Oh, and here’s some R code for generating data then attempting inference:

library(rstan)
rstan_options(auto_write = TRUE)

n = 1e3
x = seq(0,10,length.out = n)
noise = .1
phase = pi/2
rate = 1
amplitude = 1

temp = x*rate*2*pi+phase
position = atan2(sin(temp),cos(temp))
f = amplitude*sin(((position/pi+1)/2)*pi)
y = f + rnorm(n,0,noise)
plot(x,y,type='b') #show the observations

#run stan
post = rstan::stan(
  file = 'periodic.stan'
  , data = list(
    n = length(y)
    , x = x
    , y = y
  )
  , chains = 4 
  , cores = 4 #set to number of physical cores on your system
  , iter = 1e3
)

#check the traceplots
rstan::traceplot(post)

Is it possible to do a fit on just the first lump of the data and then use that to do inference on the whole timeseries?

Might be awkward to code.

It’s the discontinuities in gluing together a bunch of half sines that makes me nervous, no matter how it’s computed.

If f(x) is a function of all these things glue’d together, and you have a rate scaling thing, then presumably you have something like:

target += normal_lpdf(y | f(t / rate), sigma);

dtarget/drate

will require

df(x)/drate, where x = t / rate

and cause the autodiff is effectively just using a bunch of chain rules, this will require:

df/dx * d(x)/drate

And df/dx has discontinuities if it’s just glued together half-sines. If these cause problems or not, it’s unclear, but they definitely could.

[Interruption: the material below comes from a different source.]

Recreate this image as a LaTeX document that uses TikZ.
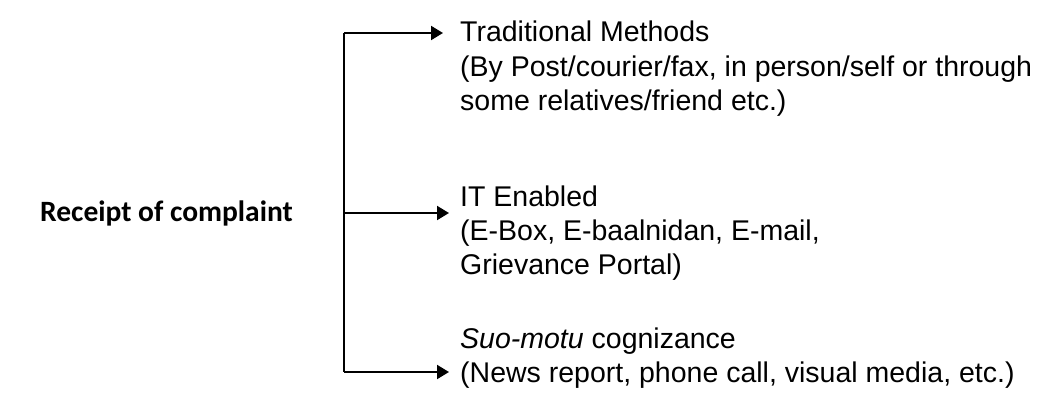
\documentclass[tikz,border=0pt]{standalone}
\usepackage{fontspec}
\setmainfont{Liberation Sans}
\newfontfamily\calibri{Carlito}
\usetikzlibrary{arrows.meta}

\begin{document}
\begin{tikzpicture}[x=1pt, y=-1pt, >={Triangle[length=12pt,width=14pt]},
  t/.style={anchor=base west, inner sep=0pt, font=\fontsize{28.5}{34}\selectfont},
  lbl/.style={anchor=base east, inner sep=0pt, font=\calibri\bfseries\fontsize{29.5}{34}\selectfont}]
\useasboundingbox (0,0) rectangle (1046,396);
\node[lbl] (rc) at (293,221) {Receipt of complaint};
% branch ends
\coordinate (top) at (344,33); \coordinate (mid) at (344,213); \coordinate (bot) at (344,372);
\coordinate (e1) at (443,33); \coordinate (e2) at (449,213); \coordinate (e3) at (449,372);
% text lines
\node[t] (a1) at (460,42) {Traditional Methods};
\node[t] (a2) at (460,76) {(By Post/courier/fax, in person/self or through};
\node[t] (a3) at (460,110) {some relatives/friend etc.)};
\node[t] (b1) at (460,206) {IT Enabled};
\node[t] (b2) at (460,240) {(E-Box, E-baalnidan, E-mail,};
\node[t] (b3) at (460,274) {Grievance Portal)};
\node[t] (c1) at (460,348) {\textit{Suo-motu} cognizance};
\node[t] (c2) at (460,382) {(News report, phone call, visual media, etc.)};
\draw[line width=2pt] (top) -- (bot);
\foreach \s/\e in {top/e1, mid/e2, bot/e3} \draw[->, line width=2pt] (\s) -- (\e);
\end{tikzpicture}
\end{document}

Yes, this is a topological issue. By using the unit vector type you avoid the issue for the phase but don’t do anything to avoid aliasing for the rate. If you’re suspicious then just plot rate % 2 * pi to see if your chains are actually aliasing.

Thanks @betanalpha for taking a look; presumably no solutions/re-mappings come to mind?

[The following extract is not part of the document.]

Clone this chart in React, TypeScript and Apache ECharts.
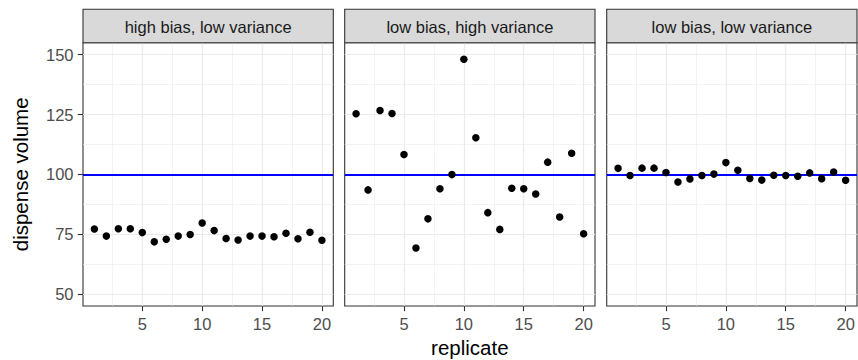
import React, { useEffect, useRef } from "react";
import * as echarts from "echarts";

const replicate = [1, 2, 3, 4, 5, 6, 7, 8, 9, 10, 11, 12, 13, 14, 15, 16, 17, 18, 19, 20];
const highBiasLowVariance = [77.2, 74.2, 77.3, 77.3, 75.7, 71.8, 72.9, 74.2, 74.9, 79.7, 76.5, 73.2, 72.6, 74.2, 74.2, 73.9, 75.4, 73.1, 75.8, 72.5];
const lowBiasHighVariance = [125.3, 93.5, 126.7, 125.4, 108.3, 69.2, 81.4, 94.0, 99.9, 148.1, 115.3, 84.0, 77.0, 94.2, 94.0, 91.8, 105.1, 82.2, 108.8, 75.2];
const lowBiasLowVariance = [102.5, 99.5, 102.6, 102.6, 100.8, 96.8, 98.1, 99.5, 100.1, 104.9, 101.7, 98.3, 97.6, 99.6, 99.5, 99.2, 100.6, 98.2, 101.0, 97.5];
const panelTitles = ["high bias, low variance", "low bias, high variance", "low bias, low variance"];
const xTicks = [5, 10, 15, 20];
const xMinor = [2.5, 7.5, 12.5, 17.5];
const yTicks = [50, 75, 100, 125, 150];
const yMinor = [62.5, 87.5, 112.5, 137.5];
const target = 100;
const xLabel = "replicate";
const yLabel = "dispense volume";

const FONT = "'Liberation Sans', Arial, Helvetica, sans-serif";

export default function App() {
  const ref = useRef<HTMLDivElement>(null);
  useEffect(() => {
    document.body.style.margin = "0";
    if (!ref.current) return;
    const chart = echarts.init(ref.current, null, { renderer: "svg" });
    const panels = [highBiasLowVariance, lowBiasHighVariance, lowBiasLowVariance];
    const lefts = [83, 344.7, 606.7];
    const W = 250.3;
    const TOP = 42.7;
    const H = 263.3;
    const STRIP_TOP = 9.3;

    const grids = lefts.map((l) => ({
      left: l,
      top: TOP,
      width: W,
      height: H,
      show: true,
      borderColor: "#333333",
      borderWidth: 1.1,
      backgroundColor: "#ffffff",
      containLabel: false,
    }));

    const xAxes = lefts.map((_, i) => ({
      type: "value",
      gridIndex: i,
      min: 0.05,
      max: 20.95,
      axisLine: { show: false },
      splitLine: { show: false },
      axisTick: { show: true, length: 5.2, lineStyle: { color: "#333333", width: 1.1 }, customValues: xTicks },
      axisLabel: { show: true, customValues: xTicks, color: "#4d4d4d", fontSize: 16.5, fontFamily: FONT, margin: 9 },
    }));

    const yAxes = lefts.map((_, i) => ({
      type: "value",
      gridIndex: i,
      min: 45,
      max: 155,
      axisLine: { show: false },
      splitLine: { show: false },
      axisTick: { show: i === 0, length: 5.2, lineStyle: { color: "#333333", width: 1.1 }, customValues: yTicks },
      axisLabel: { show: i === 0, customValues: yTicks, color: "#4d4d4d", fontSize: 16.5, fontFamily: FONT, margin: 9.5 },
    }));

    const series: any[] = [];
    panels.forEach((vals, i) => {
      const pts = replicate.map((r, k) => [r, vals[k]]);
      series.push({
        type: "scatter",
        xAxisIndex: i,
        yAxisIndex: i,
        data: pts,
        symbolSize: 0,
        silent: true,
        z: 1,
        markLine: {
          z: 1,
          silent: true,
          symbol: "none",
          label: { show: false },
          emphasis: { disabled: true },
          lineStyle: { color: "#ebebeb", width: 0.6, type: "solid" },
          data: [
            ...yMinor.map((v) => ({ yAxis: v })),
            ...xMinor.map((v) => ({ xAxis: v })),
          ],
        },
      });
      series.push({
        type: "scatter",
        xAxisIndex: i,
        yAxisIndex: i,
        data: pts,
        symbolSize: 0,
        silent: true,
        z: 2,
        markLine: {
          z: 2,
          silent: true,
          symbol: "none",
          label: { show: false },
          emphasis: { disabled: true },
          lineStyle: { color: "#ebebeb", width: 1.2, type: "solid" },
          data: [
            ...yTicks.map((v) => ({ yAxis: v })),
            ...xTicks.map((v) => ({ xAxis: v })),
          ],
        },
      });
      series.push({
        type: "scatter",
        xAxisIndex: i,
        yAxisIndex: i,
        data: pts,
        symbolSize: 0,
        silent: true,
        z: 3,
        markLine: {
          z: 3,
          silent: true,
          symbol: "none",
          label: { show: false },
          emphasis: { disabled: true },
          lineStyle: { color: "#0000ff", width: 1.8, type: "solid" },
          data: [{ yAxis: target }],
        },
      });
      series.push({
        type: "scatter",
        xAxisIndex: i,
        yAxisIndex: i,
        data: pts,
        symbol: "circle",
        symbolSize: 7.5,
        itemStyle: { color: "#000000", opacity: 1 },
        emphasis: { disabled: true },
        z: 10,
      });
    });

    const graphics: any[] = [];
    lefts.forEach((l, i) => {
      graphics.push({
        type: "rect",
        shape: { x: l, y: STRIP_TOP, width: W, height: TOP - STRIP_TOP },
        style: { fill: "#d9d9d9", stroke: "#333333", lineWidth: 1.1 },
        z: 10,
      });
      graphics.push({
        type: "text",
        x: l + W / 2,
        y: (STRIP_TOP + TOP) / 2 + 0.5,
        style: {
          text: panelTitles[i],
          fill: "#1a1a1a",
          font: `16.5px ${FONT}`,
          align: "center",
          verticalAlign: "middle",
        },
        z: 11,
      });
    });
    graphics.push({
      type: "text",
      x: lefts[1] + W / 2,
      y: 347,
      style: { text: xLabel, fill: "#000000", font: `20.5px ${FONT}`, align: "center", verticalAlign: "middle" },
    });
    graphics.push({
      type: "text",
      x: 20,
      y: TOP + H / 2,
      rotation: Math.PI / 2,
      style: { text: yLabel, fill: "#000000", font: `20.5px ${FONT}`, align: "center", verticalAlign: "middle" },
    });

    chart.setOption({
      animation: false,
      backgroundColor: "#ffffff",
      grid: grids,
      xAxis: xAxes,
      yAxis: yAxes,
      series,
      graphic: graphics,
    });
    return () => chart.dispose();
  }, []);
  return <div ref={ref} style={{ width: 858, height: 360 }} />;
}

Thanks @bbbales2, I was using half-sines as a simple test case but it’s actually fairly representative of my real data:

(n.b. there’s lower-frequency variability that I plan to model with a GP when I finally get to the point of analyzing real data)

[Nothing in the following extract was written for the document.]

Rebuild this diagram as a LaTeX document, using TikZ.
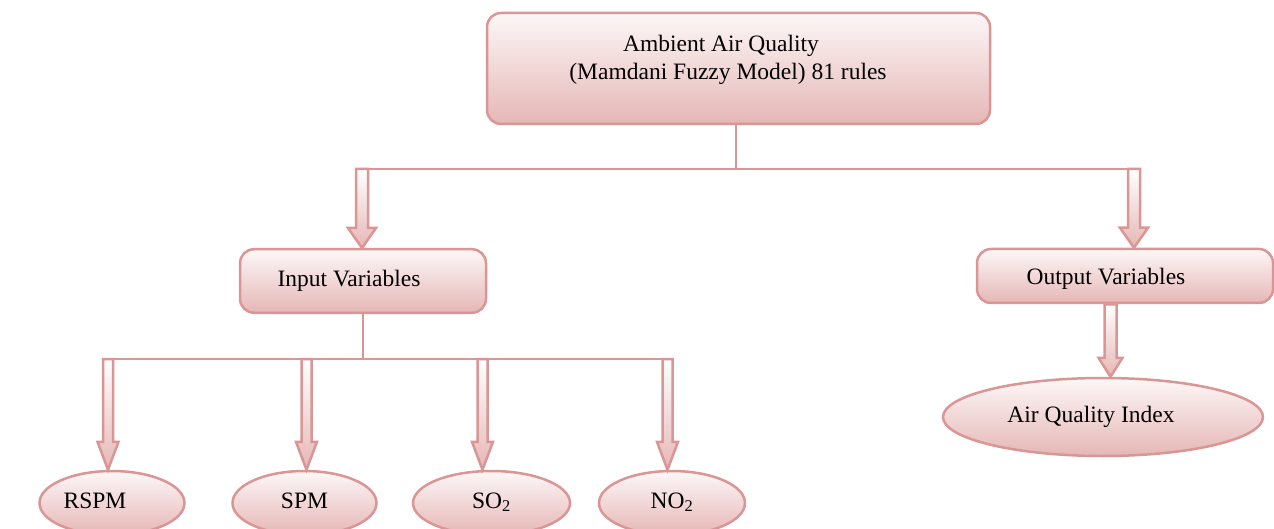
\documentclass[tikz,border=0pt]{standalone}
\usepackage{fontspec}
\setmainfont{Liberation Serif}
\usetikzlibrary{shapes.geometric,calc}
\definecolor{edge}{RGB}{217,150,148}
\definecolor{ftop}{RGB}{253,247,247}
\definecolor{fbot}{RGB}{229,183,182}
% block arrow: #1 start coordinate, #2 target anchor, #3 shaft half width, #4 head half width, #5 head length
\newcommand\blockarrow[5]{\path[barrow] let \p1=(#1), \p2=(#1 |- #2) in
  (\x1-#3,\y1) -- (\x1-#3,\y2+#5) -- (\x1-#4,\y2+#5) -- (\x2,\y2) --
  (\x1+#4,\y2+#5) -- (\x1+#3,\y2+#5) -- (\x1+#3,\y1) -- cycle;}
\newcommand\ovstrut{\rule[-6pt]{0pt}{22pt}}
\begin{document}
\begin{tikzpicture}[x=1pt,y=1pt,line width=2.5pt,
  txt/.style={font=\fontsize{23.5}{28}\selectfont, text=black},
  box/.style={txt, draw=edge, rounded corners=14pt, top color=ftop, bottom color=fbot, inner sep=0pt},
  oval/.style={txt, ellipse, draw=edge, top color=ftop, bottom color=fbot, inner sep=0pt},
  bus/.style={draw=edge},
  barrow/.style={draw=edge, top color=white, bottom color=fbot, line join=miter}]
\useasboundingbox (0,0) rectangle (1274,-529);

% boxes
\node[box, minimum width=503pt, minimum height=111pt, align=center] (top) at (738.5,-68.5)
  {Ambient Air Quality\hspace*{35pt}\\(Mamdani Fuzzy Model) 81 rules\hspace*{21pt}\rule[-22pt]{0pt}{22pt}};
\node[box, minimum width=246pt, minimum height=63.5pt] (inp) at (363,-281) {Input Variables\hspace*{28pt}};
\node[box, minimum width=296pt, minimum height=54pt] (out) at (1125,-276) {\rule{0pt}{23pt}Output Variables\hspace*{38pt}};

% ellipses
\node[oval, minimum width=320pt, minimum height=78pt] (aqi) at (1103,-417) {\ovstrut Air Quality Index\hspace*{24pt}};
\node[oval, minimum width=145pt, minimum height=64pt] (rspm) at (112,-503) {\ovstrut RSPM\hspace*{34pt}};
\node[oval, minimum width=144pt, minimum height=64pt] (spm) at (304.5,-503) {\ovstrut SPM};
\node[oval, minimum width=157pt, minimum height=64pt] (so2) at (491.5,-503) {\ovstrut SO\textsubscript{2}};
\node[oval, minimum width=146pt, minimum height=64pt] (no2) at (672,-503) {\ovstrut NO\textsubscript{2}};

% first level bus
\coordinate (b0) at (736,-169);
\coordinate (a1) at (362,-169);
\coordinate (a2) at (1134,-169);
\draw[bus] (top.south -| b0) -- (b0);
\draw[bus] (a1) -- (a2);
\blockarrow{a1}{inp.north}{6pt}{14pt}{20pt}
\blockarrow{a2}{out.north}{6pt}{14pt}{20pt}

% second level bus
\coordinate (c1) at (108,-359);
\coordinate (c2) at (306.5,-359);
\coordinate (c3) at (482.5,-359);
\coordinate (c4) at (667.5,-359);
\draw[bus] (inp.south) -- (inp.south |- c1);
\draw[bus] (c1) -- (c4);
\blockarrow{c1}{rspm.north}{5pt}{10.5pt}{28pt}
\blockarrow{c2}{spm.north}{5pt}{10.5pt}{28pt}
\blockarrow{c3}{so2.north}{5pt}{10.5pt}{28pt}
\blockarrow{c4}{no2.north}{5pt}{10.5pt}{28pt}

% output arrow
\coordinate (o1) at ($(out.south)+(-14.5,0)$);
\blockarrow{o1}{aqi.north}{6pt}{12pt}{19pt}
\end{tikzpicture}
\end{document}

If that’s the real data, I’m all for peak extraction sorta stuff. Just get all the local minima/maxima in a sequence, model the times between them, and see where that leads. You could model the envelope or the mean or whatever with some GPs as well.

I’m scared half-sines, even though it looks like the data, is too much of a model (even if it did sample well).

That’s a particularly low-noise sequence; I have more data where extremum search doesn’t work.

Yeah, that makes sense.

It’s just, I had someone come to me with a segmentation problem a month or so ago and I put on my fancy hat and we tried all sorts of fancy things (Bayesian and not) and stuff didn’t work. In the end she showed me the results she got from just doing a big Gaussian filter and a threshold, and it was waaaaay better than the stuff I’d come up with (it was pretty funny in the moment – I’d put on quite a good show about how Bayesian inference would solve her problems and be interpretable).

The reason I’m hinting around about overengineering here is cause I’d probably overengineer the problem :D.

No, not the way you have constructed the rest of the model.

Looking at the data I’m not sure why you don’t just model it as a sequence of peaks with the peak locations constrained to be in non-overlapping windows.

Neat idea! I’ll give it a try.

Presumably there is a causal mechanism here, where one peak can’t fire until the previous peak relaxes to a sufficient point, which would allow you to, say, model the peak locations with an ordered_vector.

Ah, darn, I think the model you propose implies an integer parameter (number of peaks), which isn’t supported in Stan. Maybe instead I should be thinking about a latent survival process for the occurrence of extrema in a latent function that is then observed with noise.

You could marginalize over the number of peaks as long as you could find a reasonable bound without too many cases. If it’s thousands, you’re out of luck.